October 23 — November 15, 2018

Fresno City College

Let them Eat Cake, 2001, oil on canvas, 60 x 48 inches. Courtesy of the artist.
Fast Car, 2015, acrylic on canvas, 30 1/2 x 48 inches. Courtesy of the artist.
Installation view, Fresno City College

Sylvia Savala’s paintings are fluid and gestural with a strong, Chicanx feminist perspective. Figures and objects sit in swirling, fields of color, symbols, and form. Her works often chronicle dreams, personal narratives, and the ebb and flow of relationships. They express the power of female desire and sensuality, often placing her body, and by extension, her identity as a Mexican-American woman, unapologetically front and center.

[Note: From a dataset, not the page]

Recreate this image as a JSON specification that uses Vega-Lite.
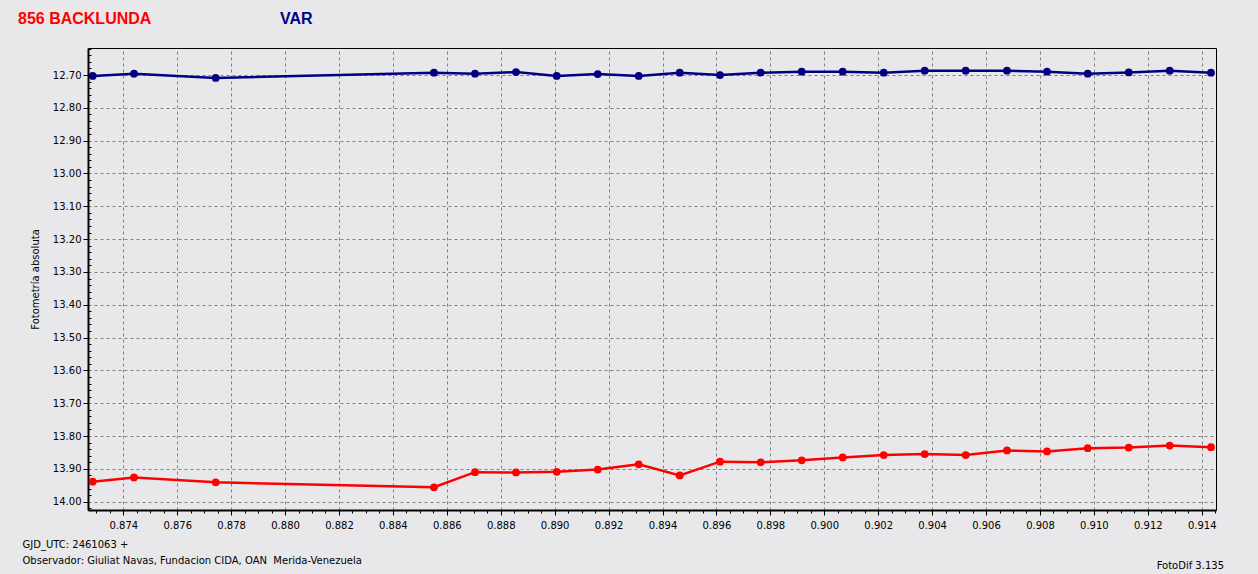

A sense of emancipation, fun, and self-love characterize Sylvia Savala’s paintings, with the artist’s irrepressible sense of humor evident in works such as Let them Eat Cake (2001)—a lewd play on the mythical words of Marie Antoinette at the time of the French Revolution—and Fast Car (2015) in which furious but measured brushstrokes capture a car as it speeds away from the frame. Lately, Savala’s paintings have become increasingly abstract, with towering, geometric, compositions  of cakes and other objects filling the frame. 

Savala has spent most of her life in the Fresno area. Her home, like the homes of many artists, is an important part of her creative life and practice: it is filled with furniture, art, and color collected over time. Acknowledging this, we recreate a small part of her home studio within the Art Space Gallery.